This article originally appeared in the Culture section of Bloomberg News on September 22, 2006.
Sept. 22 (Bloomberg) — Four dancers stride across the stage, seeming oblivious to one another. Two collide violently, triggering entanglements and wild cantileverings that identify them as lovers one moment, enemies the next.
This is the opening of Elisa Monte’s new “Hardwood,” set to high-voltage, often haunting music by John King. The piece is featured in the 25th-anniversary program of Elisa Monte Dance, at the Joyce Theater through Sunday.
Monte is remembered for her fierce-spirited dancing as a principal with Martha Graham. She put herself on the map as a choreographer in 1979 with “Treading,” a postmodern duet with a sensual undercurrent to a mesmerizing score by Steve Reich.
Today, her dances are in the repertories of well-known modern dance and classical companies, from the Alvin Ailey American Dance Theater to the San Francisco Ballet.
Monte’s work is notable for coupling high energy with frank sensuality and for its humanist themes. Often her dances hint at primordial impulses and tribal ritual.
Her performers — physically diverse, united in spirit — constitute a tribe of their own. It’s characterized by grace, daring and an almost palpable camaraderie.
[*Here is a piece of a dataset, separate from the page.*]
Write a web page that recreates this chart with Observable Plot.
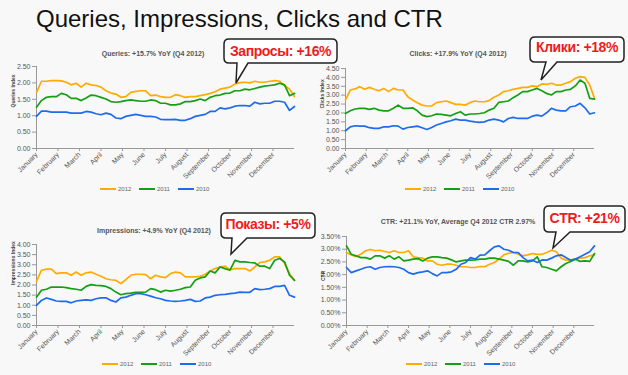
<!DOCTYPE html>
<html><head><meta charset="utf-8">
<script src="https://cdn.jsdelivr.net/npm/d3@7"></script>
<script src="https://cdn.jsdelivr.net/npm/@observablehq/plot@0.6"></script>
<style>
body{margin:0;background:#f8f8f8;font-family:"Liberation Sans",Arial,sans-serif;}
#root{position:relative;width:628px;height:375px;overflow:hidden;background:#f8f8f8;}
.abs{position:absolute;}
.ptitle{position:absolute;font-size:7px;font-weight:bold;color:#555;white-space:nowrap;transform:translateX(-50%);line-height:8px;}
.leg{position:absolute;display:flex;align-items:center;font-size:6px;color:#666;line-height:8px;}
.leg span.sw{display:inline-block;width:16px;height:2px;margin-right:2px;}
.leg span.it{display:flex;align-items:center;width:39px;}
</style></head><body><div id="root"></div>
<script>
const months = ["January","February","March","April","May","June","July","August","September","October","November","December"];
const years = ["2012","2011","2010"];
const colors = ["#ffab00","#13a013","#1d6cee"];

const queries2012 = [1.71,2.05,2.05,2.07,2.07,2.06,2.02,1.94,1.99,1.87,1.99,1.94,1.92,1.87,1.76,1.69,1.66,1.56,1.58,1.71,1.74,1.76,1.76,1.61,1.63,1.58,1.56,1.56,1.64,1.61,1.56,1.58,1.58,1.61,1.64,1.68,1.73,1.81,1.84,1.87,1.97,2.01,2.02,2.00,2.05,2.02,2.02,2.05,2.07,2.05,1.92,1.81,1.58];
const queries2011 = [1.26,1.46,1.56,1.58,1.58,1.68,1.64,1.53,1.53,1.46,1.54,1.63,1.61,1.56,1.51,1.43,1.41,1.43,1.46,1.48,1.46,1.44,1.44,1.48,1.46,1.38,1.38,1.33,1.33,1.36,1.43,1.43,1.46,1.51,1.46,1.56,1.61,1.63,1.68,1.69,1.76,1.76,1.81,1.79,1.83,1.87,1.90,1.92,1.94,1.99,1.94,1.61,1.68];
const queries2010 = [0.98,1.14,1.14,1.11,1.11,1.11,1.11,1.08,1.08,1.08,1.13,1.11,1.06,1.03,1.08,1.04,0.93,0.91,0.98,1.01,1.04,1.01,0.98,0.98,0.96,0.89,0.88,0.88,0.89,0.86,0.86,0.91,0.98,1.01,1.04,1.13,1.13,1.24,1.21,1.24,1.29,1.31,1.31,1.29,1.41,1.36,1.38,1.38,1.44,1.44,1.41,1.16,1.28];

const clicks2012 = [2.73,3.29,3.35,3.48,3.33,3.44,3.33,3.25,3.38,3.20,3.38,3.29,3.29,2.91,2.73,2.58,2.44,2.39,2.39,2.58,2.63,2.67,2.58,2.48,2.48,2.44,2.58,2.67,2.63,2.63,2.69,2.88,3.01,3.20,3.25,3.33,3.38,3.44,3.44,3.52,3.48,3.63,3.61,3.67,3.57,3.57,3.67,3.76,3.95,4.04,4.00,3.57,2.82];
const clicks2011 = [1.97,2.12,2.22,2.26,2.26,2.20,2.26,2.16,2.12,2.12,2.26,2.44,2.26,2.26,2.29,2.12,1.88,1.79,1.84,1.94,1.92,1.88,1.84,1.97,2.07,1.88,1.94,1.94,1.97,2.01,2.16,2.26,2.59,2.63,2.67,2.86,3.01,3.20,3.20,3.29,3.38,3.25,3.10,3.01,3.20,3.20,3.29,3.33,3.52,3.85,3.67,2.82,2.78];
const clicks2010 = [1.00,1.22,1.28,1.26,1.26,1.17,1.13,1.13,1.22,1.22,1.28,1.26,1.09,1.18,1.22,1.26,1.17,1.07,1.18,1.32,1.41,1.50,1.56,1.65,1.60,1.60,1.54,1.50,1.47,1.50,1.60,1.65,1.60,1.50,1.69,1.75,1.69,1.69,1.69,1.82,1.88,1.82,2.01,2.26,2.16,2.12,2.12,2.35,2.39,2.54,2.29,1.94,2.01];

const impressions2012 = [2.18,2.73,2.78,2.78,2.56,2.60,2.60,2.48,2.64,2.48,2.60,2.64,2.53,2.43,2.31,2.26,2.23,2.07,2.26,2.48,2.53,2.53,2.51,2.31,2.48,2.40,2.36,2.56,2.64,2.60,2.40,2.40,2.40,2.43,2.53,2.69,2.81,2.89,2.93,2.76,2.81,2.81,2.81,2.69,2.89,3.11,3.14,3.22,3.39,3.39,3.06,2.56,2.23];
const impressions2011 = [1.40,1.74,1.79,1.90,1.90,1.90,1.87,1.82,1.79,1.74,1.93,2.02,1.98,1.97,1.93,1.82,1.65,1.52,1.57,1.60,1.64,1.64,1.65,1.82,1.77,1.65,1.74,1.70,1.74,1.79,1.87,1.90,2.23,2.35,2.40,2.69,2.60,2.89,2.81,2.73,3.22,3.14,3.14,3.11,3.09,2.93,2.93,2.81,3.22,3.31,3.14,2.48,2.23];
const impressions2010 = [0.99,1.24,1.36,1.29,1.21,1.19,1.19,1.12,1.21,1.24,1.27,1.24,1.32,1.36,1.37,1.24,1.16,1.36,1.40,1.49,1.57,1.57,1.52,1.45,1.37,1.32,1.24,1.21,1.19,1.21,1.24,1.29,1.19,1.21,1.36,1.40,1.49,1.52,1.54,1.57,1.60,1.65,1.64,1.64,1.82,1.77,1.79,1.82,1.93,1.93,1.98,1.49,1.40];

const ctr2012 = [2.87,2.77,2.71,2.80,2.94,2.99,2.94,2.96,2.91,2.87,2.94,2.87,2.87,2.94,2.70,2.67,2.65,2.54,2.54,2.41,2.37,2.41,2.41,2.37,2.31,2.31,2.28,2.28,2.32,2.31,2.41,2.48,2.61,2.78,2.84,2.87,2.80,2.74,2.78,2.83,2.80,2.80,2.87,2.96,2.90,2.65,2.57,2.57,2.61,2.65,2.67,2.74,2.78];
const ctr2011 = [3.13,2.80,2.74,2.67,2.67,2.61,2.74,2.74,2.65,2.74,2.61,2.70,2.54,2.57,2.61,2.63,2.54,2.65,2.70,2.70,2.67,2.65,2.58,2.50,2.54,2.57,2.57,2.58,2.61,2.61,2.65,2.65,2.61,2.57,2.52,2.37,2.54,2.54,2.50,2.54,2.70,2.31,2.28,2.21,2.15,2.31,2.44,2.52,2.61,2.52,2.54,2.52,2.83];
const ctr2010 = [2.28,2.08,2.15,2.21,2.28,2.31,2.21,2.28,2.31,2.32,2.31,2.28,2.21,2.08,2.02,2.08,2.11,2.15,2.04,1.95,2.08,2.08,2.11,2.21,2.41,2.48,2.67,2.61,2.77,2.78,2.94,3.09,3.13,3.00,2.96,2.87,2.87,2.67,2.54,2.57,2.48,2.58,2.57,2.65,2.74,2.78,2.67,2.57,2.61,2.70,2.80,2.90,3.13];

const queriesTicks = [0,0.5,1,1.5,2,2.5];
const clicksTicks = [0,0.5,1,1.5,2,2.5,3,3.5,4,4.5];
const impressionsTicks = [0,0.5,1,1.5,2,2.5,3,3.5,4];
const ctrTicks = [0,0.5,1,1.5,2,2.5,3,3.5];

const titles = ["Queries: +15.7% YoY (Q4 2012)","Clicks: +17.9% YoY (Q4 2012)","Impressions: +4.9% YoY (Q4 2012)","CTR: +21.1% YoY, Average Q4 2012 CTR 2.97%"];
const yLabels = ["Queries Index","Clicks Index","Impressions Index","CTR"];
const callouts = ["Запросы: +16%","Клики: +18%","Показы: +5%","CTR: +21%"];

const root = document.getElementById("root");

function addDiv(cls, css, html){
  const d = document.createElement("div");
  d.className = cls; Object.assign(d.style, css); d.innerHTML = html; root.appendChild(d); return d;
}

// main title
addDiv("abs", {left:"36px", top:"6px", fontSize:"24px", color:"#111", lineHeight:"26px", whiteSpace:"nowrap"}, "Queries, Impressions, Clicks and CTR");

const panels = [
  {series:[queries2012,queries2011,queries2010], ticks:queriesTicks, fmt:d=>d.toFixed(2), title:titles[0], ylab:yLabels[0],
   left:0, top:55, w:310, h:145, mL:36, mR:16, mT:11, mB:52, tx:153, ty:50, lx:100, ly:185},
  {series:[clicks2012,clicks2011,clicks2010], ticks:clicksTicks, fmt:d=>d.toFixed(2), title:titles[1], ylab:yLabels[1],
   left:310, top:55, w:318, h:145, mL:35, mR:34, mT:13, mB:52, tx:458, ty:50, lx:405, ly:185},
  {series:[impressions2012,impressions2011,impressions2010], ticks:impressionsTicks, fmt:d=>d.toFixed(2), title:titles[2], ylab:yLabels[2],
   left:0, top:232, w:310, h:143, mL:36, mR:16, mT:12, mB:50, tx:154, ty:227, lx:102, ly:360},
  {series:[ctr2012,ctr2011,ctr2010], ticks:ctrTicks, fmt:d=>d.toFixed(2)+"%", title:titles[3], ylab:yLabels[3],
   left:310, top:225, w:318, h:150, mL:36, mR:34, mT:11, mB:50, tx:458, ty:218, lx:406, ly:360}
];

for (const p of panels) {
  const data = [];
  p.series.forEach((vals,k) => vals.forEach((v,i) => data.push({x: i*12/(vals.length-1), y: v, year: years[k]})));
  const ymax = p.ticks[p.ticks.length-1];
  const chart = Plot.plot({
    width: p.w, height: p.h,
    marginLeft: p.mL, marginRight: p.mR, marginTop: p.mT, marginBottom: p.mB,
    style: {background:"transparent", fontFamily:"'Liberation Sans', Arial, sans-serif", fontSize:"7px", color:"#555", overflow:"visible"},
    x: {domain:[0,12]},
    y: {domain:[0,ymax]},
    color: {domain: years, range: colors},
    marks: [
      Plot.axisY({ticks: p.ticks, tickFormat: p.fmt, tickSize: 4, tickPadding: 2, stroke:"#999", fill:"#555", label:null}),
      Plot.axisX({ticks: d3.range(12), tickFormat: i => months[i], tickRotate: -45, tickSize: 3, tickPadding: 2, stroke:"#999", fill:"#555", label:null}),
      Plot.ruleY([0], {stroke:"#999"}),
      Plot.ruleX([0], {stroke:"#999"}),
      Plot.line(data, {x:"x", y:"y", z:"year", stroke:"year", strokeWidth:1.7}),
      Plot.text([p.ylab], {frameAnchor:"left", dx:-23, rotate:-90, text:d=>d, fontSize:5, fontWeight:"bold", fill:"#444"})
    ]
  });
  chart.style.position = "absolute";
  chart.style.left = p.left + "px";
  chart.style.top = p.top + "px";
  root.appendChild(chart);

  addDiv("ptitle", {left:p.tx+"px", top:p.ty+"px"}, p.title);
  const leg = addDiv("leg", {left:p.lx+"px", top:p.ly+"px"}, "");
  years.forEach((y,k) => {
    const it = document.createElement("span"); it.className = "it";
    it.innerHTML = `<span class="sw" style="background:${colors[k]}"></span>${y}`;
    leg.appendChild(it);
  });
}

// callout annotations
const boxes = [
  {x0:224, y0:39, x1:337, y1:63, b0:237, b1:248, tx:236, ty:83, base:55.5},
  {x0:530, y0:37, x1:624, y1:62, b0:546, b1:557, tx:541, ty:80, base:52},
  {x0:221, y0:213, x1:315, y1:238, b0:232, b1:247, tx:231, ty:254, base:229},
  {x0:544, y0:206, x1:625, y1:232, b0:556, b1:570, tx:553, ty:248, base:222.5}
];
const svg = d3.select(root).append("svg").attr("width",628).attr("height",375)
  .style("position","absolute").style("left","0px").style("top","0px");
boxes.forEach((b,k) => {
  const r = 5;
  const path = `M${b.x0+r},${b.y0}H${b.x1-r}Q${b.x1},${b.y0} ${b.x1},${b.y0+r}V${b.y1-r}Q${b.x1},${b.y1} ${b.x1-r},${b.y1}H${b.b1}L${b.tx},${b.ty}L${b.b0},${b.y1}H${b.x0+r}Q${b.x0},${b.y1} ${b.x0},${b.y1-r}V${b.y0+r}Q${b.x0},${b.y0} ${b.x0+r},${b.y0}Z`;
  svg.append("path").attr("d", path).attr("fill","#fff").attr("stroke","#222").attr("stroke-width",1.5);
  svg.append("text").attr("x",(b.x0+b.x1)/2).attr("y",b.base)
    .attr("text-anchor","middle").attr("fill","#ee1c1c").attr("font-weight","bold")
    .attr("font-size",14).attr("letter-spacing","-0.4")
    .attr("font-family","'Liberation Sans', Arial, sans-serif").text(callouts[k]);
});
</script>
</body></html>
Elisa Monte Dance is at the Joyce Theater, 175 Eighth Ave. at 19th Street, tonight through Sunday. Tickets: (1)(212) 242-0800. Information: http://www.elisamontedance.org.
Fusion Choreographer
Call the Japanese-born, former Paul Taylor dancer Takehiro Ueyama a fusion choreographer.
He melds movement, music and themes derived from his roots in both East and West. Tonight through Sunday, his 3-year-old Take Dance Company will be at the Ailey Citigroup Theater showing how he does that without looking artsy.
In his new “One,” the Eastern elements are used as if they were natural occurrences, not highly wrought artifice. The Western ones energize the material, giving it a daring athletic quality and a visceral impact.
Ueyama’s at his most inventive with the ever-shifting pattern of the figures on stage. Any given moment offers a picture that’s exquisitely balanced yet often surprising.
He’s adept, too, at devising forceful, fluid movement. Happily, it’s not too derivative of Taylor.
True, he can’t resist borrowing the doom-charged herded- animals image from the master’s “Esplanade.” He also co-opts the buoyant loping run with turning head and slashing arms from “Aureole” — which Taylor cheerfully confesses he stole from Martha Graham.